We cannot afford to start from fear

It is therefore necessary, if we would avoid seeking and abusing spiritual power, to believe in a God who does not seek power for himself. If we stay with the standard Christian view that God is concerned with his own glory–failing to learn from the insights of people like George MacDonald, who saw clearly that this cannot be–our concept of ministry will inevitably be warped by the untruth in our idea of God. We then make our business something that is fundamentally not our business–making sure that other people “fall in line” with his glory–and, from there, we take responsibility for people’s souls that is not ours to take. This is how spiritual abuse begins–not from a lust for power per se, but from a mistaken concept of our responsibility.

This gives me the ability to feel for the minister who hurt me. She really thought that my soul was in danger, and that it was (at least partially) up to her to make sure that I didn’t go astray. Paradoxically, for someone who claims to operate in the power of the Holy Spirit, she was activated by fear. Is it too extreme to say that to fear for someone is to ensure that you will mistreat them? Certainly, it makes it impossible to honor them–because to honor someone’s dignity is, at least in part, to say, “I believe in the sufficiency of God’s work in you.” Instead of dwelling down deep in the oneness in God that unites us to other people, and which alone allows any benefit to flow between us, we seek to have and to exercise God’s power to benefit other people’s souls, as if we could bring some operation of God down into them from outside.

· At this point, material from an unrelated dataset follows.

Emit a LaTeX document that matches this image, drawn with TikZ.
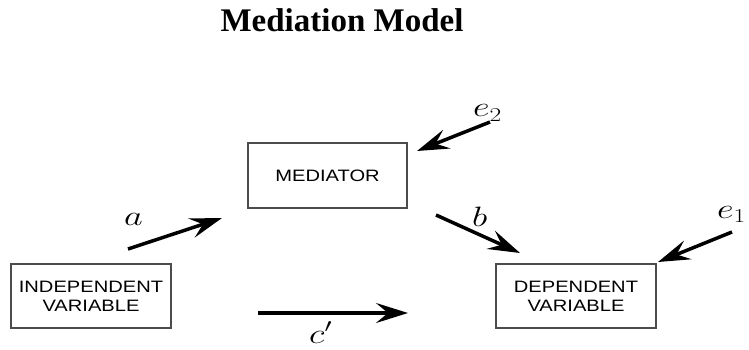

What would ministry even look like if we were to start from the assumption that other people are complete in God, instead of seeing them as broken? Our need would not be for power to “fix the problem”. We could give them freedom to be and to become, without having to make them replicas of ourselves. We could be a source of refreshment, instead of condemnation. I do not know whether such a ministry could ever be a successful business. It does not assume that our “product” is what other people need. It could, however, allow us to be a truly healing presence–in the natural power of our own flourishing.